Now, after having access to the minutes, Carlos Meca maintains that San Ginés was fully aware of these breaches, because they were put on the table in the monitoring commission. "Even a few months ago, the Consortium financially sanctioned Canal for breach of contract," Meca revealed, emphasizing that it was also a "serious breach, which is how the Consortium's own manager classified it."
"And all this without us knowing anything, hidden by Pedro San Ginés for years", he denounced. "There may have been people who, when they saw that Canal took over the management of the water, may have been happy, because we already saw how it was managed in its day and how the public company Inalsa was embezzled, but now we have been able to verify that the wolf was put in charge of guarding the chickens," added the former councilor.
It started operating without regulations and then they breached them
The complete sequence of the minutes also reflects that during the first two years this commission, which was created to ensure compliance with the contract, practically did not meet. In fact, since it was signed in 2013 until June 2015, only five meetings had been held and they had not even approved a regulation. And when it was finally approved, they established that the meetings would be held "at least once every two months and whenever it is deemed convenient to social interests," but they continued to not comply with these deadlines, maintaining an average of only three annual meetings until 2018.
In addition to this irregularity in the operation of the commission, the initial composition also did not coincide with what was established in the regulation approved later, since the only public official present at the first meetings was Pedro San Ginés. It was after Podemos began requesting the minutes when the number of members of the Commission increased. To do this, San Ginés decided to appoint two other public officials from Coalición Canaria: the mayor of Teguise, Oswaldo Betancort, as the main member, and the former mayor of Haría, Marci Acuña, as the alternate, although in the case of Betancort he never attended those meetings.
What also changed over time was the tone and content, since the minutes of the first ones barely occupy one or two pages and there is no sign of a demanding tone towards the company, despite the fact that the data that was put on the table later reflects that the investment plan was already being breached. It was after the dismissal of Gerardo Díaz as manager of Canal Gestión Lanzarote -after being arrested and charged with the payment and receipt of bribes-, when the tension between San Ginés and the company in those meetings began to increase, even imposing sanctions. However, the former president kept them hidden and publicly continued to defend that Canal had been "a blessing" for Lanzarote.

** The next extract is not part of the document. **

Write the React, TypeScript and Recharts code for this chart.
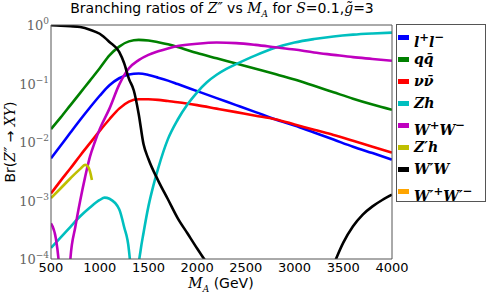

More than 200,000 euros annually without known destination
The other change in the composition of this body also came in the first year, since the external lawyer Ignacio Calatayud attended the first meetings. In fact, that is another point that remains to be clarified, since the contract with Canal established that this company would pay 200,000 euros annually for the operation of that monitoring and control commission of the contract.
For this reason, in addition to the minutes, Podemos requested in the past term the list of expenses charged to that commission, but San Ginés also refused to hand them over. Precisely this motivated a second complaint from Carlos Meca before the Transparency Commissioner, although that one has not yet been resolved and more than three years later he still has not received that information.
However, what the Cabildo did acknowledge in a written response is that part of that money had gone to Ignacio Calatayud and his brother. And although he later refused to give the figures, the criminal case for the seizure of the Montaña Roja desalination plant allowed at least two of those payments to be known, when the investigating judge asked the former manager of Canal if Calatayud worked for this company while advising San Ginés on the illegal seizure of the desalination plant, which was later handed over to Canal Gestión.
Payments from Canal to Cataluyud to "advise" the Consortium
In that statement, Gerardo Díaz confirmed that the company had paid more than 77,000 euros for direct "advice" to Canal, in addition to another 40,000 euros in just eight months for advising the Consortium in the commission that was supposed to monitor compliance with the contract. In addition, Canal Gestión also hired his brother, Carlos Calatayud, to whom he paid another 9,600 euros, also for advising the Consortium. "What is paid to these lawyers who intervene in the commission is deducted from the payments that we have to make to the Consortium," Gerardo Díaz declared in the Courts.
In the case of Calatayud, he stopped attending those meetings, coinciding with the scandal over the seizure of the Montaña Roja desalination plant, which among other things highlighted that he worked for both parties, and that he advised San Ginés to adopt measures that ended up benefiting Canal, since they handed over the seized plants to this company that had him hired.
And Gerardo Díaz also stopped attending, after Canal de Isabel II decided to dismiss him as manager shortly after his arrest and indictment, in a measure that Pedro San Ginés publicly opposed, who even asked the company to revoke that dismissal. The other change was the entry into the monitoring commission of Echedey Eugenio, after San Ginés delegated to him the presidency of the Consortium, while Eugenia Torres attended those meetings as a lawyer.
"Demonstrate that they are not governing as CC governed"
"The Cabildo now has a responsibility and that is to demonstrate that they are not governing as Coalición Canaria governed. And the issue of water is a key issue, first because of how the award was made and then because we are seeing that it is not complying with the contract," Meca has now demanded.
Thus, he points out that the first thing is to carry out the review of the award that the Justice ordered, in a sentence that considered it proven that the specifications were altered "for the benefit of Canal." "We were already able to confirm in the investigation commission that was created in the Cabildo that what occurred was a rigged process and that Pedro San Ginés benefited Canal Gestión in the award of that contract, with the alteration of the specifications, with that deception that they offer us more investments but at the same time they reduced the amount of the fees they had to pay, which was a quid pro quo," he recalled.
But in addition, in light of these minutes to which he has now had access, and beyond the intention that Canal de Isabel II has expressed to leave Lanzarote, Meca considers that the possibility of demanding the termination should be studied. "Establishing new controls to prevent what happened with Inalsa from happening again, I think it is time for the Cabildo to start considering recovering the management of water in Lanzarote," Meca defended.